As far as I know most of the big/news-worthy layoffs have not been of Clojure developers. So little direct impact there. In terms of indirect impact, here are some possibilities: • Some of the laid off developers may decide to learn Clojure / join the community • Some of the laid off developers may go and start startups which use Clojure • Some junior developers will stop trying to get hired by these Big Tech companies (which often require mainstream programming languages) and find a good Clojure company to join instead.

kennytilton13:11:56

Agree with @UJVEQPAKS, directly not much. This is the upside of being an obscure niche populated by True Believers(tm). Indirectly, I see the noise this asteroid strike makes will wipe out the idea that "Hey, I can go to code camp and make $$$" and that crowd will leave tech, and do so faster than these tech giants shed staff. Not sure what that means for Clojure. Code camps may struggle. Agreed also the best developers will be the most likely to appreciate Clojure and come explore, especially with money in the bank and (guessing) decent severance terms including down time to explore/recharge. Overall, 🤷.

kennytilton13:11:18

Ps. Jobs steady at 500 for third month straight.
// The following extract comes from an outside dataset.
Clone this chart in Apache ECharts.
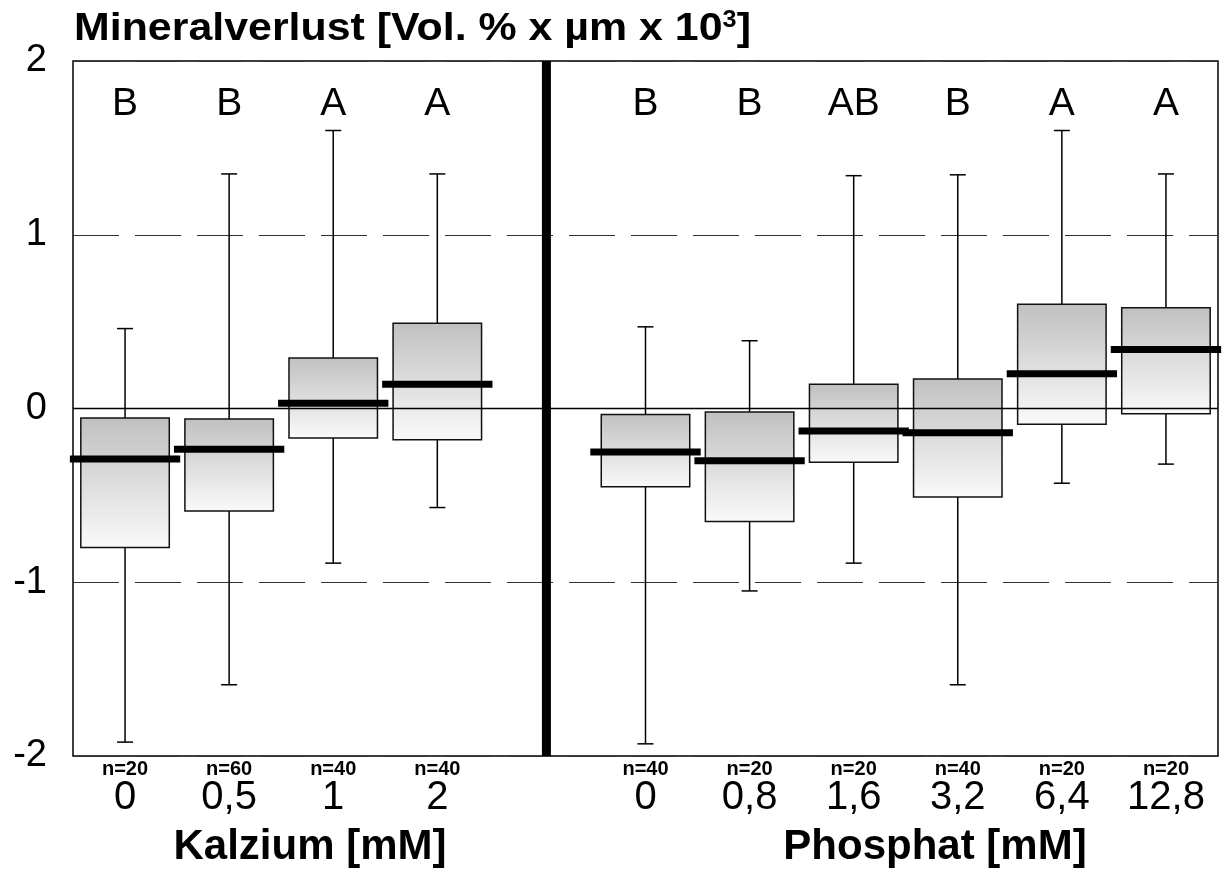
<!DOCTYPE html>
<html>
<head>
<meta charset="utf-8">
<script src="https://cdn.jsdelivr.net/npm/echarts@6/dist/echarts.min.js"></script>
<style>
  html, body { margin: 0; padding: 0; background: #fff; }
  #chart { width: 1223px; height: 874px; }
</style>
</head>
<body>
<div id="chart"></div>
<script>
// Kategorien (Leerplatz an Index 4 = Trennlinie)
const categories = ['0', '0,5', '1', '2', '', '0', '0,8', '1,6', '3,2', '6,4', '12,8'];
const nCounts = [20, 60, 40, 40, null, 40, 20, 20, 40, 20, 20];
const letters = ['B', 'B', 'A', 'A', '', 'B', 'B', 'AB', 'B', 'A', 'A'];

// Boxplot-Werte
const lowWhisker  = [-1.92, -1.59, -0.89, -0.57, null, -1.93, -1.05, -0.89, -1.59, -0.43, -0.32];
const q1          = [-0.80, -0.59, -0.17, -0.18, null, -0.45, -0.65, -0.31, -0.51, -0.09, -0.03];
const median      = [-0.29, -0.235, 0.03, 0.14, null, -0.25, -0.30, -0.13, -0.14, 0.20, 0.34];
const q3          = [-0.055, -0.06, 0.29, 0.49, null, -0.035, -0.02, 0.14, 0.17, 0.60, 0.58];
const highWhisker = [0.46, 1.35, 1.60, 1.35, null, 0.47, 0.39, 1.34, 1.345, 1.60, 1.35];

const yTicks = [-2, -1, 0, 1, 2];
const separatorIndex = 4;
const letterLevel = 1.752;

const FONT = 'Liberation Sans, Arial, sans-serif';

const boxData = [];
categories.forEach((c, i) => {
    if (median[i] == null) return;
    boxData.push([i, lowWhisker[i], q1[i], median[i], q3[i], highWhisker[i]]);
});

// eine Box zeichnen
function renderBox(params, api) {
    const idx = api.value(0);
    const x = api.coord([idx, 0])[0];
    const band = api.size([1, 0])[0];
    const yLow = api.coord([idx, api.value(1)])[1];
    const yQ1 = api.coord([idx, api.value(2)])[1];
    const yMed = api.coord([idx, api.value(3)])[1];
    const yQ3 = api.coord([idx, api.value(4)])[1];
    const yHigh = api.coord([idx, api.value(5)])[1];
    const yLetter = api.coord([idx, letterLevel])[1];
    const boxW = band * 0.85;
    const medW = band * 1.06;
    const capW = 16;
    const lineStyle = { stroke: '#000', lineWidth: 1.5 };
    return {
        type: 'group',
        children: [
            { type: 'line', shape: { x1: x, y1: yHigh, x2: x, y2: yQ3 }, style: lineStyle },
            { type: 'line', shape: { x1: x - capW / 2, y1: yHigh, x2: x + capW / 2, y2: yHigh }, style: lineStyle },
            { type: 'line', shape: { x1: x, y1: yQ1, x2: x, y2: yLow }, style: lineStyle },
            { type: 'line', shape: { x1: x - capW / 2, y1: yLow, x2: x + capW / 2, y2: yLow }, style: lineStyle },
            {
                type: 'rect',
                shape: { x: x - boxW / 2, y: yQ3, width: boxW, height: yQ1 - yQ3 },
                style: {
                    fill: new echarts.graphic.LinearGradient(0, 0, 0, 1, [
                        { offset: 0, color: '#c0c0c0' },
                        { offset: 1, color: '#fafafa' }
                    ]),
                    stroke: '#111',
                    lineWidth: 1.5
                }
            },
            {
                type: 'rect',
                shape: { x: x - medW / 2, y: yMed - 3.5, width: medW, height: 7 },
                style: { fill: '#000' }
            },
            {
                type: 'text',
                x: x,
                y: yLetter,
                style: {
                    text: letters[idx],
                    x: 0,
                    y: 0,
                    fill: '#000',
                    font: '39px ' + FONT,
                    align: 'center',
                    verticalAlign: 'middle'
                }
            }
        ]
    };
}

// Nulllinie und Trennbalken
function renderFrame(params, api) {
    const cs = params.coordSys;
    const y0 = api.coord([0, 0])[1];
    const xs = api.coord([separatorIndex, 0])[0] + 5;
    return {
        type: 'group',
        children: [
            { type: 'line', shape: { x1: cs.x, y1: y0, x2: cs.x + cs.width, y2: y0 }, style: { stroke: '#000', lineWidth: 1.5 } },
            { type: 'rect', shape: { x: xs - 4.5, y: cs.y, width: 9, height: cs.height }, style: { fill: '#000' } }
        ]
    };
}

const chart = echarts.init(document.getElementById('chart'));

chart.setOption({
    animation: false,
    backgroundColor: '#fff',
    grid: {
        left: 73, right: 5, top: 61, bottom: 118,
        show: true, borderColor: '#000', borderWidth: 1.5, backgroundColor: 'transparent'
    },
    xAxis: {
        type: 'category',
        data: categories,
        boundaryGap: true,
        axisLine: { show: false },
        axisTick: { show: false },
        splitLine: { show: false },
        axisLabel: {
            interval: 0,
            margin: 3,
            color: '#000',
            formatter: function (val, i) {
                if (nCounts[i] == null) return '';
                return '{n|n=' + nCounts[i] + '}\n{v|' + val + '}';
            },
            rich: {
                n: { fontFamily: FONT, fontSize: 20, fontWeight: 'bold', lineHeight: 20, color: '#000' },
                v: { fontFamily: FONT, fontSize: 40, lineHeight: 37, color: '#000' }
            }
        }
    },
    yAxis: {
        type: 'value',
        min: yTicks[0],
        max: yTicks[yTicks.length - 1],
        interval: 1,
        axisLine: { show: false },
        axisTick: { show: false },
        axisLabel: { margin: 26, color: '#000', fontFamily: FONT, fontSize: 38 },
        splitLine: { show: true, lineStyle: { color: '#333', width: 1, type: [46, 16] } }
    },
    graphic: [
        {
            type: 'text', x: 74, y: 9, scaleX: 1.1,
            style: {
                text: '{a|Mineralverlust [Vol. % x µm x 10}{s|3}{a|]}',
                fill: '#000',
                rich: {
                    a: { fontFamily: FONT, fontSize: 39, fontWeight: 'bold', lineHeight: 40, fill: '#000' },
                    s: { fontFamily: FONT, fontSize: 23, fontWeight: 'bold', lineHeight: 18, verticalAlign: 'top', fill: '#000' }
                }
            }
        },
        {
            type: 'text', x: 310, y: 847,
            style: { text: 'Kalzium [mM]', font: 'bold 42px ' + FONT, fill: '#000', align: 'center', verticalAlign: 'middle' }
        },
        {
            type: 'text', x: 935, y: 847,
            style: { text: 'Phosphat [mM]', font: 'bold 42px ' + FONT, fill: '#000', align: 'center', verticalAlign: 'middle' }
        }
    ],
    series: [
        {
            type: 'custom',
            name: 'boxes',
            z: 2,
            renderItem: renderBox,
            encode: { x: 0, y: [1, 2, 3, 4, 5] },
            data: boxData
        },
        {
            type: 'custom',
            name: 'frame',
            z: 5,
            renderItem: renderFrame,
            encode: { x: 0, y: 1 },
            data: [[0, 0]]
        }
    ]
});
</script>
</body>
</html>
Old normal was 800. https://kennytilton.github.io/whoishiring/

Martynas Maciulevičius13:11:16

Could we have a graph of these job counts for each technology on a by-month basis? This would be somewhat of a proof what has changed and how much :thinking_face:

kennytilton15:11:57

Well, left as an exercise... HTML scrapes of AskHN going back three years are here: https://github.com/kennytilton/kennytilton.github.io/tree/master/whoishiring/files The app was originally done in JS, but a CLJS port was done, and the code that parses the HTML is here: https://github.com/kennytilton/matrix/blob/main/cljc/whoshiring/src/whoshiring/job_parse.cljs

enn15:11:21

Big tech salaries pushed up pay across the industry; I think that's done for a bit. I don't think the Clojure world is immune to layoffs. Many/most Clojure shops are VC-funded and are facing the same funding worries as other startups.

seancorfield18:11:14

I'm hoping that it will tamp down salary expectations in the Bay Area at least -- Big Tech has made it a ridiculously "hot" market here and it has made it almost impossible for smaller companies to hire local people because they just can't compete with the stupid money that Big Tech offers (and, of course, the period of high salaries we've had has also pushed the cost of living up for everyone since Big Tech employees can afford higher prices so there's nothing pressuring shops/landlords/etc to keep prices reasonable). I've lived here since '99 -- through the massive bubble bursting shortly after -- and there was a very pleasant "reset effect" for several years after that. Everyone's been predicting the current bubble will burst "soon" for years (articles back in 2015 were saying "This can't last!" and that message has just gotten louder since then). (I love living in the Bay Area but I detest Silicon Valley and the whole VC culture around startups/unicorns and Big Tech!)